Esta es la gran tragedia colombiana: para combatir el narcotráfico y las guerrillas muchas veces se ha tenido que recurrir a medios ilegales para suplir al Estado en una tarea que lo sobrepasaba.

Un ejemplo lo podemos encontrar en los Pepes, una organización claramente ilegal que tuvo la colaboración de agencias del Estado e incluso internacionales para combatir a Pablo Escobar. Don Berna, pieza clave en todo ese engranaje, terminó convertido en amo y señor de Medellín.

Otro ejemplo son los paramilitares, que contaron con la complacencia de las autoridades y la aprobación de muchos sectores de la sociedad civil que veían en ellos la expresión de la legítima defensa ante la desprotección del Estado, pero sin darse cuenta que esos grupos estaban masacrando una población inocente y habían desarrollado un interés propio con el narcotráfico y la apropiación de tierras, que sobrepasaba sus iniciales objetivos contrainsurgentes.

Con la llegada de Uribe a la presidencia en 2002 el recurso al paramilitarismo se hizo innecesario pero, en contrapartida, la ilegalidad se entronizó en el corazón mismo del ejercicio del poder, en una proporción que no se había conocido antes. Durante el primer período se ‘pasó de agache’ ante esta situación, dado el desespero en que se encontraba la población ante el asedio de guerrillas y paramilitares, que habían hecho invivible el país.

Fabio Echeverri Correa, líder gremial antioqueño, decía que había que aguantar a Uribe con sus métodos “cuatro añitos más” para que acabara con las Farc, ya que después “ya habría tiempo” para restaurar la institucionalidad. Sin embargo, en el segundo periodo el uso de la ilegalidad se volvió insostenible y eso hizo que se le pusiera ‘tate quieto’ a una segunda reelección.

Las instituciones democráticas ya habían pagado un costo muy alto en términos de desregulación y no soportaban más. Uribe ya había hecho ‘su tarea’ del ‘todo vale’ y se imponía un relevo en la orientación del Gobierno. Esto fue lo que le otorgó sentido al giro que le dio Santos a la política de su antecesor, que algunos llaman ‘traición’.
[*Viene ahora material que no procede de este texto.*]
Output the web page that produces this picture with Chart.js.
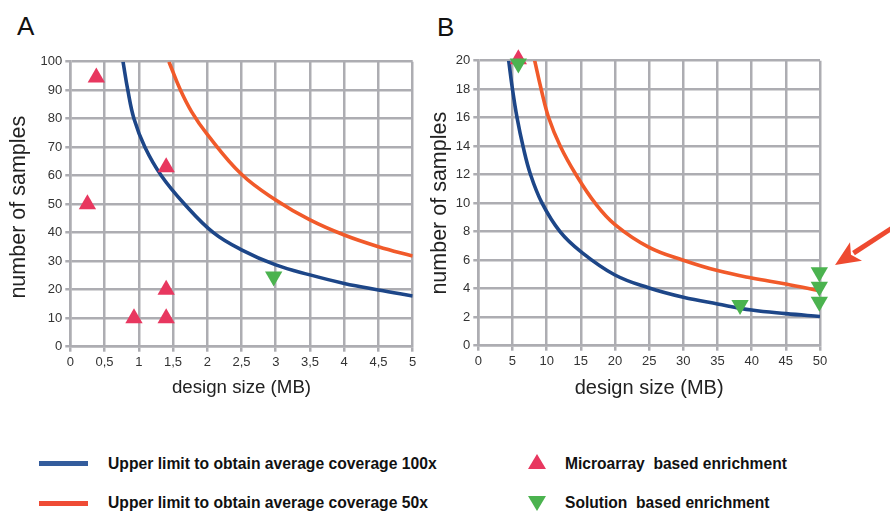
<!DOCTYPE html>
<html><head><meta charset="utf-8">
<script src="https://cdn.jsdelivr.net/npm/chart.js@4"></script>
<style>
html,body{margin:0;padding:0;background:#fff;}
body{width:890px;height:511px;position:relative;overflow:hidden;font-family:"Liberation Sans",Arial,sans-serif;}
canvas{position:absolute;top:0;}
#ca{left:0;}
#cb{left:420px;}
.panel{position:absolute;font-size:26px;line-height:26px;color:#111;}
.lg{position:absolute;font-weight:bold;font-size:15.7px;line-height:18px;color:#111;white-space:pre;}
.ln{position:absolute;height:5px;width:49px;}
.tri{position:absolute;width:18px;height:15px;}
</style></head>
<body>
<div class="panel" style="left:17px;top:13px;">A</div>
<div class="panel" style="left:437px;top:14px;">B</div>
<canvas id="ca" width="440" height="410"></canvas>
<canvas id="cb" width="470" height="410"></canvas>

<div class="ln" style="left:39px;top:461px;background:#335c9c;"></div>
<div class="lg" style="left:108px;top:455px;">Upper limit to obtain average coverage 100x</div>
<div class="ln" style="left:39px;top:501px;background:#ef4b35;"></div>
<div class="lg" style="left:108px;top:494px;">Upper limit to obtain average coverage 50x</div>
<div class="tri" style="left:528px;top:454px;background:#e8375f;clip-path:polygon(50% 0,100% 100%,0 100%);"></div>
<div class="lg" style="left:565px;top:455px;font-size:15.6px;">Microarray  based enrichment</div>
<div class="tri" style="left:528px;top:496px;background:#4bb34f;clip-path:polygon(0 0,100% 0,50% 100%);"></div>
<div class="lg" style="left:565px;top:494px;font-size:15.6px;">Solution  based enrichment</div>

<script>
// ---------- Panel A data ----------
const xTicksA = ['0','0,5','1','1,5','2','2,5','3','3,5','4','4,5','5'];
const yTicksA = ['0','10','20','30','40','50','60','70','80','90','100'];
const blueAx = [0.77, 0.84, 0.93, 1.09, 1.33, 1.67, 2.09, 2.5, 3, 3.5, 4, 4.5, 5];
const blueAy = [100, 90, 80, 70, 60, 50, 40, 34, 28.7, 25.2, 22.2, 19.9, 17.8];
const redAx = [1.44, 1.6, 1.77, 2, 2.5, 3, 3.5, 4, 4.5, 5];
const redAy = [100, 90.5, 82.5, 74.5, 60.5, 51.5, 44.5, 39.2, 35.1, 31.8];
const microAx = [0.38, 0.25, 1.4, 1.4, 0.93, 1.4];
const microAy = [94.5, 50, 63, 20, 10, 10];
const solAx = [2.97];
const solAy = [24.6];

// ---------- Panel B data ----------
const xTicksB = ['0','5','10','15','20','25','30','35','40','45','50'];
const yTicksB = ['0','2','4','6','8','10','12','14','16','18','20'];
const blueBx = [4.45, 5.0, 5.67, 6.54, 7.65, 9.33, 11.96, 15, 20, 25, 30, 35, 40, 45, 50];
const blueBy = [20, 18, 16, 14, 12, 10, 8, 6.6, 4.96, 4.05, 3.4, 2.93, 2.5, 2.25, 2.05];
const redBx = [8.25, 9.2, 10.3, 12.0, 14.3, 17.1, 20, 25, 30, 35, 40, 45, 50];
const redBy = [20, 18, 16, 14, 12, 10, 8.5, 6.9, 6.0, 5.27, 4.75, 4.33, 3.85];
const microBx = [5.86];
const microBy = [20.1];
const solBx = [5.86, 38.3, 49.9, 49.9, 49.9];
const solBy = [19.8, 2.86, 5.15, 4.14, 3.09];
const arrowTail = [61, 8.4];
const arrowTip = [52.2, 5.66];

const BLUE = '#1d4688', RED = '#f15a2a', PINK = '#e8375f', GREEN = '#4bb34f', GRID = '#adadb2';
const pts = (xs, ys) => xs.map((x, i) => ({x, y: ys[i]}));

function lineDs(xs, ys, color) {
  return {data: pts(xs, ys), showLine: true, borderColor: color, borderWidth: 3.6,
    pointRadius: 0, pointHoverRadius: 0, tension: 0.4, fill: false, order: 3};
}
function markDs(xs, ys, color, rot, order) {
  return {data: pts(xs, ys), showLine: false, pointStyle: 'triangle', rotation: rot,
    pointRadius: 10, pointHoverRadius: 10, backgroundColor: color, borderColor: color,
    borderWidth: 0, clip: false, order};
}

function makeChart(id, cfg) {
  const {xLabels, yLabels, xmax, xstep, ymax, ystep, yW, xH, pad, xTitleSize, xTitlePad, yTitlePad, yTitle, datasets, plugins} = cfg;
  return new Chart(document.getElementById(id), {
    type: 'scatter',
    data: {datasets},
    plugins: plugins || [],
    options: {
      responsive: false, animation: false, devicePixelRatio: 1,
      layout: {padding: pad},
      plugins: {legend: {display: false}, tooltip: {enabled: false}},
      scales: {
        x: {type: 'linear', min: 0, max: xmax,
          ticks: {stepSize: xstep, padding: 3, color: '#333', font: {family: 'Liberation Sans', size: 13},
            maxRotation: 0, autoSkip: false,
            callback: (v, i) => xLabels[i]},
          grid: {color: GRID, lineWidth: 2.5, tickLength: 5, tickColor: GRID},
          border: {color: GRID, width: 2.5},
          title: {display: true, text: 'design size (MB)', color: '#222',
            font: {family: 'Liberation Sans', size: xTitleSize}, padding: {top: 0, bottom: xTitlePad}},
          afterFit: s => { s.height = xH; }
        },
        y: {type: 'linear', min: 0, max: ymax,
          ticks: {stepSize: ystep, padding: 3, color: '#333', font: {family: 'Liberation Sans', size: 13},
            autoSkip: false, callback: (v, i) => yLabels[i]},
          grid: {color: GRID, lineWidth: 2.5, tickLength: 5, tickColor: GRID},
          border: {color: GRID, width: 2.5},
          title: {display: true, text: yTitle, color: '#222',
            font: {family: 'Liberation Sans', size: 21.5}, padding: {top: yTitlePad, bottom: 0}},
          afterFit: s => { s.width = yW; }
        }
      }
    }
  });
}

const arrowPlugin = {
  id: 'arrowAnno',
  afterDatasetsDraw(chart) {
    const {ctx, scales: {x, y}} = chart;
    const x0 = x.getPixelForValue(arrowTail[0]), y0 = y.getPixelForValue(arrowTail[1]);
    const x1 = x.getPixelForValue(arrowTip[0]), y1 = y.getPixelForValue(arrowTip[1]);
    const ang = Math.atan2(y1 - y0, x1 - x0);
    const hl = 25, hw = 11;
    const bx = x1 - Math.cos(ang) * hl, by = y1 - Math.sin(ang) * hl;
    ctx.save();
    ctx.strokeStyle = '#ee4a30'; ctx.fillStyle = '#ee4a30';
    ctx.lineWidth = 5;
    ctx.beginPath(); ctx.moveTo(x0, y0); ctx.lineTo(bx + Math.cos(ang) * 3, by + Math.sin(ang) * 3); ctx.stroke();
    ctx.beginPath();
    ctx.moveTo(x1, y1);
    ctx.lineTo(bx + Math.sin(ang) * hw, by - Math.cos(ang) * hw);
    ctx.lineTo(bx + Math.cos(ang) * 6, by + Math.sin(ang) * 6);
    ctx.lineTo(bx - Math.sin(ang) * hw, by + Math.cos(ang) * hw);
    ctx.closePath(); ctx.fill();
    ctx.restore();
  }
};

makeChart('ca', {
  xLabels: xTicksA, yLabels: yTicksA, xmax: 5, xstep: 0.5, ymax: 100, ystep: 10,
  yW: 70.3, xH: 55, pad: {left: 0, top: 61.7, right: 27.3, bottom: 8.3},
  xTitleSize: 18.7, xTitlePad: 2.3, yTitlePad: 6, yTitle: 'number of samples ',
  datasets: [
    markDs(solAx, solAy, GREEN, 180, 0),
    markDs(microAx, microAy, PINK, 0, 1),
    lineDs(blueAx, blueAy, BLUE),
    lineDs(redAx, redAy, RED)
  ]
});

makeChart('cb', {
  xLabels: xTicksB, yLabels: yTicksB, xmax: 50, xstep: 5, ymax: 20, ystep: 2,
  yW: 58.3, xH: 55, pad: {left: 0, top: 60.7, right: 70, bottom: 9.3},
  xTitleSize: 20, xTitlePad: 0.5, yTitlePad: 7, yTitle: 'number of samples',
  datasets: [
    markDs(solBx, solBy, GREEN, 180, 0),
    markDs(microBx, microBy, PINK, 0, 1),
    lineDs(blueBx, blueBy, BLUE),
    lineDs(redBx, redBy, RED)
  ],
  plugins: [arrowPlugin]
});
</script>
</body></html>
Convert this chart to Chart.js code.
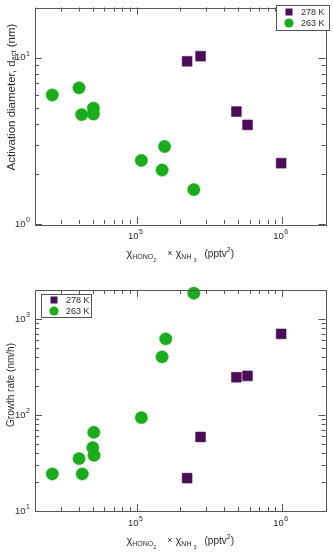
<!DOCTYPE html>
<html>
<head>
<meta charset="utf-8">
<script src="https://cdn.jsdelivr.net/npm/chart.js@4.4.1/dist/chart.umd.min.js"></script>
<style>
  body { margin: 0; background: #fff; }
  canvas { position: absolute; left: 0; }
</style>
</head>
<body>
<canvas id="dactChart" width="333" height="276" style="top:0"></canvas>
<canvas id="growthChart" width="333" height="277" style="top:276px"></canvas>
<script>
// product of mixing ratios (pptv^2)
const dact278X = [2.23e5, 2.76e5, 4.87e5, 5.81e5, 9.9e5];
const dact278 = [9.5, 10.2, 4.74, 3.94, 2.32];
const dact263X = [2.63e4, 4.02e4, 4.19e4, 5.05e4, 5.05e4, 1.08e5, 1.56e5, 1.50e5, 2.48e5];
const dact263 = [5.96, 6.58, 4.54, 4.97, 4.58, 2.41, 2.92, 2.11, 1.61];

const growth278X = [2.23e5, 2.76e5, 4.87e5, 5.81e5, 9.9e5];
const growth278 = [22, 59, 247, 255, 698];
const growth263X = [2.63e4, 4.02e4, 4.23e4, 5.0e4, 5.1e4, 5.08e4, 1.08e5, 1.50e5, 1.59e5, 2.48e5];
const growth263 = [24.3, 35.1, 24.3, 45.7, 38.0, 66, 93.7, 402, 619, 1852];

const seriesLabels = ['278 K', '263 K'];
const xRange = [2e4, 2e6];
const dactRange = [1, 20];
const growthRange = [10, 2000];
const xMajorTicks = [1e5, 1e6];
const dactMajorTicks = [1, 10];
const growthMajorTicks = [10, 100, 1000];

const FONT = '"Liberation Sans", Arial, sans-serif';
const purple = '#4b0c5a';
const green = '#1aac1a';
const axisColor = '#555';
const textColor = '#2b2b2b';

function logTicks(min, max) {
  const out = [];
  for (let e = Math.floor(Math.log10(min)); e <= Math.ceil(Math.log10(max)); e++) {
    for (let m = 1; m <= 9; m++) {
      const v = m * Math.pow(10, e);
      if (v >= min * 0.999 && v <= max * 1.001) out.push(v);
    }
  }
  return out;
}

function isMajor(v, majors) {
  return majors.some(m => Math.abs(v / m - 1) < 1e-6);
}

// draws pieces of text one after another: {t, size, dy, gap}
function drawRich(ctx, parts, x, y, align) {
  let total = 0;
  parts.forEach(p => {
    ctx.font = p.size + 'px ' + FONT;
    p.w = ctx.measureText(p.t).width;
    total += p.w + (p.gap || 0);
  });
  let cx = align === 'right' ? x - total : x - total / 2;
  ctx.textAlign = 'left';
  ctx.textBaseline = 'middle';
  parts.forEach(p => {
    cx += p.gap || 0;
    ctx.font = p.size + 'px ' + FONT;
    ctx.fillText(p.t, cx, y + (p.dy || 0));
    cx += p.w;
  });
}

function powerLabel(v) {
  return [{ t: '10', size: 9.5 }, { t: String(Math.round(Math.log10(v))), size: 7, dy: -4, gap: 0.5 }];
}

const xTitle = [
  { t: 'χ', size: 11 },
  { t: 'HONO', size: 7, dy: 3 },
  { t: '2', size: 5.5, dy: 6 },
  { t: '×', size: 9, gap: 11 },
  { t: 'χ', size: 11, gap: 3 },
  { t: 'NH', size: 7, dy: 3 },
  { t: '3', size: 5.5, dy: 6, gap: 2 },
  { t: '(pptv', size: 10, gap: 8 },
  { t: '2', size: 7, dy: -4 },
  { t: ')', size: 10 }
];

const matlabAxes = {
  id: 'matlabAxes',
  afterDatasetsDraw(chart, args, o) {
    const ctx = chart.ctx;
    const a = chart.chartArea;
    const xs = chart.scales.x, ys = chart.scales.y;
    ctx.save();
    ctx.strokeStyle = axisColor;
    ctx.lineWidth = 1;
    ctx.strokeRect(Math.round(a.left) + 0.5, Math.round(a.top) + 0.5,
      Math.round(a.right - a.left), Math.round(a.bottom - a.top));

    ctx.beginPath();
    xs.ticks.forEach(t => {
      const px = Math.round(xs.getPixelForValue(t.value)) + 0.5;
      const len = isMajor(t.value, o.xMajor) ? 7 : 4;
      ctx.moveTo(px, a.bottom); ctx.lineTo(px, a.bottom - len);
      ctx.moveTo(px, a.top); ctx.lineTo(px, a.top + len);
    });
    ys.ticks.forEach(t => {
      const py = Math.round(ys.getPixelForValue(t.value)) + 0.5;
      const len = isMajor(t.value, o.yMajor) ? 7 : 4;
      ctx.moveTo(a.left, py); ctx.lineTo(a.left + len, py);
      ctx.moveTo(a.right, py); ctx.lineTo(a.right - len, py);
    });
    ctx.stroke();

    ctx.fillStyle = textColor;
    o.xMajor.forEach(v => drawRich(ctx, powerLabel(v), xs.getPixelForValue(v) - 1, a.bottom + 12, 'center'));
    o.yMajor.forEach(v => drawRich(ctx, powerLabel(v), a.left - 5, ys.getPixelForValue(v), 'right'));

    drawRich(ctx, xTitle.map(p => Object.assign({}, p)), (a.left + a.right) / 2, a.bottom + 30, 'center');

    ctx.save();
    ctx.translate(11.5, o.yTitleY);
    ctx.rotate(-Math.PI / 2);
    drawRich(ctx, o.yTitle, 0, 0, 'center');
    ctx.restore();

    // legend box
    const b = o.legendBox;
    ctx.fillStyle = '#fff';
    ctx.fillRect(b.x, b.y, b.w, b.h);
    ctx.strokeRect(Math.round(b.x) + 0.5, Math.round(b.y) + 0.5, b.w, b.h);
    chart.data.datasets.forEach((ds, i) => {
      const ry = b.y + b.h / 2 + (i === 0 ? -5.5 : 5.5);
      const mx = b.x + 13;
      ctx.fillStyle = ds.backgroundColor;
      if (ds.pointStyle === 'rect') {
        ctx.fillRect(mx - 3.5, ry - 3.5, 7, 7);
      } else {
        ctx.beginPath(); ctx.arc(mx, ry, 4.6, 0, Math.PI * 2); ctx.fill();
      }
      ctx.fillStyle = textColor;
      ctx.font = '9px ' + FONT;
      ctx.textAlign = 'left';
      ctx.textBaseline = 'middle';
      ctx.fillText(ds.label, b.x + 25, ry + 0.5);
    });
    ctx.restore();
  }
};

function toPoints(xs, ys) {
  return xs.map((x, i) => ({ x, y: ys[i] }));
}

function makeChart(id, sqX, sqY, ciX, ciY, yRange, yMajor, cfg) {
  return new Chart(document.getElementById(id), {
    type: 'scatter',
    data: {
      datasets: [
        { label: seriesLabels[0], data: toPoints(sqX, sqY), pointStyle: 'rect', pointRadius: 7,
          backgroundColor: purple, borderColor: purple, borderWidth: 0.5 },
        { label: seriesLabels[1], data: toPoints(ciX, ciY), pointStyle: 'circle', pointRadius: 6.2,
          backgroundColor: green, borderColor: green, borderWidth: 0.5 }
      ]
    },
    options: {
      responsive: false,
      animation: false,
      devicePixelRatio: 1,
      clip: false,
      layout: { padding: { top: cfg.top, right: 3, left: 0, bottom: 0 } },
      plugins: {
        legend: { display: false },
        tooltip: { enabled: false },
        matlabAxes: { xMajor: xMajorTicks, yMajor, yTitle: cfg.yTitle, yTitleY: cfg.yTitleY, legendBox: cfg.legendBox }
      },
      scales: {
        x: {
          type: 'logarithmic', min: xRange[0], max: xRange[1],
          afterBuildTicks: s => { s.ticks = logTicks(xRange[0], xRange[1]).map(v => ({ value: v })); },
          afterFit: s => { s.height = cfg.xHeight; },
          ticks: { display: false }, grid: { display: false }, border: { display: false }
        },
        y: {
          type: 'logarithmic', min: yRange[0], max: yRange[1],
          afterBuildTicks: s => { s.ticks = logTicks(yRange[0], yRange[1]).map(v => ({ value: v })); },
          afterFit: s => { s.width = 35; },
          ticks: { display: false }, grid: { display: false }, border: { display: false }
        }
      }
    },
    plugins: [matlabAxes]
  });
}

makeChart('dactChart', dact278X, dact278, dact263X, dact263, dactRange, dactMajorTicks, {
  top: 3, xHeight: 52, yTitleY: 97,
  yTitle: [{ t: 'Activation diameter, d', size: 11.5 }, { t: 'act', size: 7.5, dy: 2 }, { t: ' (nm)', size: 11.5 }],
  legendBox: { x: 276, y: 5, w: 53, h: 25 }
});

makeChart('growthChart', growth278X, growth278, growth263X, growth263, growthRange, growthMajorTicks, {
  top: 14, xHeight: 42, yTitleY: 109,
  yTitle: [{ t: 'Growth rate (nm/h)', size: 10 }],
  legendBox: { x: 41, y: 18, w: 50, h: 23 }
});
</script>
</body>
</html>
Es en este marco que tenemos que ubicar la situación que se ha creado con el llamado a indagatoria al expresidente Uribe por parte de la CSJ. El nuevo Presidente ha dicho en repetidas ocasiones que su Gobierno se basará en la legalidad y que su norma será “el que la hace la paga”. Sin embargo, no hay que olvidar que Duque llegó a esa posición montado en la legitimidad que le otorga el prestigio de Uribe como un gobernante honesto y probo.

¿Qué pasaría entonces si la Corte encuentra méritos para abrirle un juicio, lo detiene e, incluso, lo condena? Simple y llanamente que su legitimidad se derrumba. Más aún, esa legitimidad ya se ha resquebrajado seriamente porque, como decía Gloria H. en su excelente columna del 31 julio, después de tantas acusaciones y sospechas ya “algo se quebró” en la imagen del “ídolo impoluto” y del “gran colombiano”.

Los parlamentarios de Cambio Radical y de la U ya lo entendieron y están buscando un salvavidas político en la oposición, porque se han dado cuenta que el barco ‘hace agua’ antes de zarpar. ¿Tendrá Duque la suficiente ‘inteligencia política’ para entender esta situación? Allí es donde sabremos si, a sus 42 años, es un ‘títere’ (como dicen sus enemigos) o un verdadero estadista.